--- Exercise description ---
Nothing in the data should change when you return it, but leave the pictures out.

--- Data ---
━━━━━━━━━━━━━━━━━━━━

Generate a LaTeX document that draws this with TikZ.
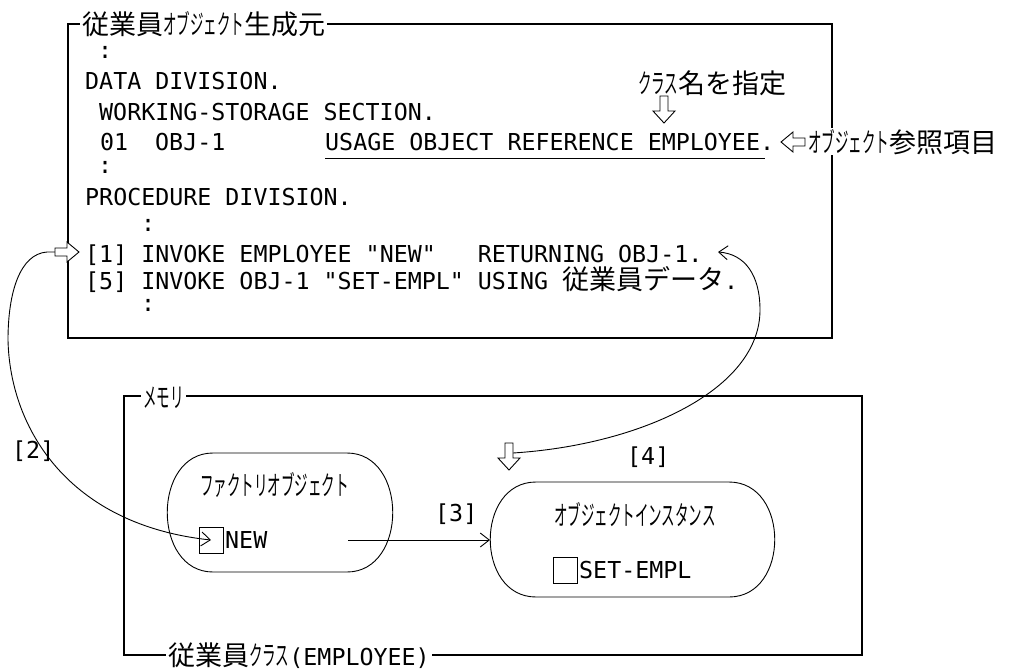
\documentclass[tikz,border=0pt]{standalone}
\usepackage{fontspec}
\usepackage{graphicx}
\setmonofont{DejaVu Sans Mono}
\newfontfamily\cjk{Noto Sans CJK JP}
\usetikzlibrary{arrows.meta}
\newcommand{\kj}[1]{{\cjk\fontsize{27pt}{27pt}\selectfont #1}}
\newcommand{\hk}[1]{\scalebox{0.5}[1]{\kj{#1}}}
\newcommand{\mofont}{\ttfamily\fontsize{23.3pt}{24pt}\selectfont}
\tikzset{
  boxline/.style={line width=1.4pt},
  thinline/.style={line width=0.9pt},
  txt/.style={anchor=base west, inner sep=0pt},
  lbl/.style={anchor=base west, inner xsep=2pt, inner ysep=1pt, fill=white},
  barb/.style={-{Straight Barb[length=9pt,width=14pt,line width=0.9pt]}},
  smallbox/.style={draw, line width=0.9pt, minimum width=24pt, minimum height=26pt, inner sep=0pt},
  hdown/.pic={\draw[line width=0.9pt, fill=white] (0,0) -- (-11,-12) -- (-4,-12) -- (-4,-27) -- (4,-27) -- (4,-12) -- (11,-12) -- cycle;},
  hright/.pic={\draw[line width=0.9pt, fill=white] (0,0) -- (-12,-10) -- (-12,-4) -- (-24,-4) -- (-24,4) -- (-12,4) -- (-12,10) -- cycle;},
  hleft/.pic={\draw[line width=0.9pt, fill=white] (0,0) -- (12,-10) -- (12,-4) -- (24,-4) -- (24,4) -- (12,4) -- (12,10) -- cycle;}
}
\begin{document}
\begin{tikzpicture}[x=1pt,y=-1pt,font=\mofont]
\useasboundingbox (0,0) rectangle (1020,670);
% ---------- curves (behind boxes) ----------
\coordinate (c2start) at (55,252);
\node[smallbox] (newbox) at (211,540) {};
\draw[thinline, barb] (c2start) -- (47,252) .. controls (20,254) and (8,292) .. (8,340)
   .. controls (10,430) and (70,525) .. (newbox.center);
\coordinate (d4) at (513,453);
\coordinate (ret) at (718,252);
\draw[thinline, barb] (d4) .. controls (640,445) and (760,390) .. (760,310)
   .. controls (760,275) and (745,254) .. (ret);
% ---------- top box ----------
\draw[boxline] (68,24) rectangle (832,338);
\node[lbl] (title1) at (80,34) {\kj{従業員}\hk{オブジェクト}\kj{生成元}};
\node[txt] (col1) at (98,58.4) {:};
\node[txt] (data) at (85,89.5) {DATA DIVISION.};
\node[txt] (ws) at (99,120.5) {WORKING-STORAGE SECTION.};
\node[txt] (lv01) at (100,150.5) {01};
\node[txt] (obj1) at (155,150.5) {OBJ-1};
\node[txt] (usage) at (325,150.5) {USAGE OBJECT REFERENCE EMPLOYEE.};
\draw[thinline] ([yshift=-7.5pt]usage.base west) -- ++(440,0);
\node[txt] (cls) at (638,93) {\hk{クラス}\kj{名を指定}};
\pic at (664,123) {hdown};
\pic at (781,142) {hleft};
\node[lbl] (ref) at (806,152) {\hk{オブジェクト}\kj{参照項目}};
\node[txt] (col2) at (98,173.4) {:};
\node[txt] (proc) at (85,205.5) {PROCEDURE DIVISION.};
\node[txt] (col3) at (141,231.4) {:};
\node[txt] (inv1) at (85,262.5) {[1] INVOKE EMPLOYEE "NEW"\ \ \ RETURNING OBJ-1.};
\node[txt] (inv5) at (85,289.5) {[5] INVOKE OBJ-1 "SET-EMPL" USING \kj{従業員データ}.};
\node[txt] (col4) at (141,311.4) {:};
\pic at (79,252) {hright};
% ---------- bottom box ----------
\draw[boxline] (124,396) rectangle (862,655);
\node[lbl] (mem) at (141,407) {\hk{メモリ}\ };
\node[lbl] (cls2) at (166,665) {\kj{従業員}\hk{クラス}(EMPLOYEE)\ };
% factory object
\draw[thinline] (213,453) -- (347,453) .. controls (408,453) and (408,572) .. (347,572)
   -- (213,572) .. controls (152,572) and (152,453) .. (213,453) -- cycle;
\node[txt] (fac) at (200,495) {\hk{ファクトリオブジェクト}};
\node[smallbox] at (211,540) {};
\node[txt] (new) at (225,548.4) {NEW};
% object instance
\draw[thinline] (536,482) -- (729,482) .. controls (790,482) and (790,597) .. (729,597)
   -- (536,597) .. controls (475,597) and (475,482) .. (536,482) -- cycle;
\coordinate (inst) at (490,540);
\node[txt] (insttxt) at (554,525) {\hk{オブジェクトインスタンス}};
\node[smallbox] (setbox) at (565,570) {};
\node[txt] (set) at (579,578.4) {SET-EMPL};
\pic at (509,470) {hdown};
% [3]
\coordinate (a3) at (348,540);
\draw[thinline, barb] (a3) -- (inst);
% labels
\node[txt] (l2) at (12,458) {[2]};
\node[txt] (l3) at (435,521.6) {[3]};
\node[txt] (l4) at (627,464.6) {[4]};
\end{tikzpicture}
\end{document}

━━━━━━━━━━━━━━━━━━━━

--- The answer ---
Generate a LaTeX document that draws this with TikZ.
\documentclass[tikz,border=0pt]{standalone}
\usepackage{fontspec}
\usepackage{graphicx}
\setmonofont{DejaVu Sans Mono}
\newfontfamily\cjk{Noto Sans CJK JP}
\usetikzlibrary{arrows.meta}
\newcommand{\kj}[1]{{\cjk\fontsize{27pt}{27pt}\selectfont #1}}
\newcommand{\hk}[1]{\scalebox{0.5}[1]{\kj{#1}}}
\newcommand{\mofont}{\ttfamily\fontsize{23.3pt}{24pt}\selectfont}
\tikzset{
  boxline/.style={line width=1.4pt},
  thinline/.style={line width=0.9pt},
  txt/.style={anchor=base west, inner sep=0pt},
  lbl/.style={anchor=base west, inner xsep=2pt, inner ysep=1pt, fill=white},
  barb/.style={-{Straight Barb[length=9pt,width=14pt,line width=0.9pt]}},
  smallbox/.style={draw, line width=0.9pt, minimum width=24pt, minimum height=26pt, inner sep=0pt},
  hdown/.pic={\draw[line width=0.9pt, fill=white] (0,0) -- (-11,-12) -- (-4,-12) -- (-4,-27) -- (4,-27) -- (4,-12) -- (11,-12) -- cycle;},
  hright/.pic={\draw[line width=0.9pt, fill=white] (0,0) -- (-12,-10) -- (-12,-4) -- (-24,-4) -- (-24,4) -- (-12,4) -- (-12,10) -- cycle;},
  hleft/.pic={\draw[line width=0.9pt, fill=white] (0,0) -- (12,-10) -- (12,-4) -- (24,-4) -- (24,4) -- (12,4) -- (12,10) -- cycle;}
}
\begin{document}
\begin{tikzpicture}[x=1pt,y=-1pt,font=\mofont]
\useasboundingbox (0,0) rectangle (1020,670);
% ---------- curves (behind boxes) ----------
\coordinate (c2start) at (55,252);
\node[smallbox] (newbox) at (211,540) {};
\draw[thinline, barb] (c2start) -- (47,252) .. controls (20,254) and (8,292) .. (8,340)
   .. controls (10,430) and (70,525) .. (newbox.center);
\coordinate (d4) at (513,453);
\coordinate (ret) at (718,252);
\draw[thinline, barb] (d4) .. controls (640,445) and (760,390) .. (760,310)
   .. controls (760,275) and (745,254) .. (ret);
% ---------- top box ----------
\draw[boxline] (68,24) rectangle (832,338);
\node[lbl] (title1) at (80,34) {\kj{従業員}\hk{オブジェクト}\kj{生成元}};
\node[txt] (col1) at (98,58.4) {:};
\node[txt] (data) at (85,89.5) {DATA DIVISION.};
\node[txt] (ws) at (99,120.5) {WORKING-STORAGE SECTION.};
\node[txt] (lv01) at (100,150.5) {01};
\node[txt] (obj1) at (155,150.5) {OBJ-1};
\node[txt] (usage) at (325,150.5) {USAGE OBJECT REFERENCE EMPLOYEE.};
\draw[thinline] ([yshift=-7.5pt]usage.base west) -- ++(440,0);
\node[txt] (cls) at (638,93) {\hk{クラス}\kj{名を指定}};
\pic at (664,123) {hdown};
\pic at (781,142) {hleft};
\node[lbl] (ref) at (806,152) {\hk{オブジェクト}\kj{参照項目}};
\node[txt] (col2) at (98,173.4) {:};
\node[txt] (proc) at (85,205.5) {PROCEDURE DIVISION.};
\node[txt] (col3) at (141,231.4) {:};
\node[txt] (inv1) at (85,262.5) {[1] INVOKE EMPLOYEE "NEW"\ \ \ RETURNING OBJ-1.};
\node[txt] (inv5) at (85,289.5) {[5] INVOKE OBJ-1 "SET-EMPL" USING \kj{従業員データ}.};
\node[txt] (col4) at (141,311.4) {:};
\pic at (79,252) {hright};
% ---------- bottom box ----------
\draw[boxline] (124,396) rectangle (862,655);
\node[lbl] (mem) at (141,407) {\hk{メモリ}\ };
\node[lbl] (cls2) at (166,665) {\kj{従業員}\hk{クラス}(EMPLOYEE)\ };
% factory object
\draw[thinline] (213,453) -- (347,453) .. controls (408,453) and (408,572) .. (347,572)
   -- (213,572) .. controls (152,572) and (152,453) .. (213,453) -- cycle;
\node[txt] (fac) at (200,495) {\hk{ファクトリオブジェクト}};
\node[smallbox] at (211,540) {};
\node[txt] (new) at (225,548.4) {NEW};
% object instance
\draw[thinline] (536,482) -- (729,482) .. controls (790,482) and (790,597) .. (729,597)
   -- (536,597) .. controls (475,597) and (475,482) .. (536,482) -- cycle;
\coordinate (inst) at (490,540);
\node[txt] (insttxt) at (554,525) {\hk{オブジェクトインスタンス}};
\node[smallbox] (setbox) at (565,570) {};
\node[txt] (set) at (579,578.4) {SET-EMPL};
\pic at (509,470) {hdown};
% [3]
\coordinate (a3) at (348,540);
\draw[thinline, barb] (a3) -- (inst);
% labels
\node[txt] (l2) at (12,458) {[2]};
\node[txt] (l3) at (435,521.6) {[3]};
\node[txt] (l4) at (627,464.6) {[4]};
\end{tikzpicture}
\end{document}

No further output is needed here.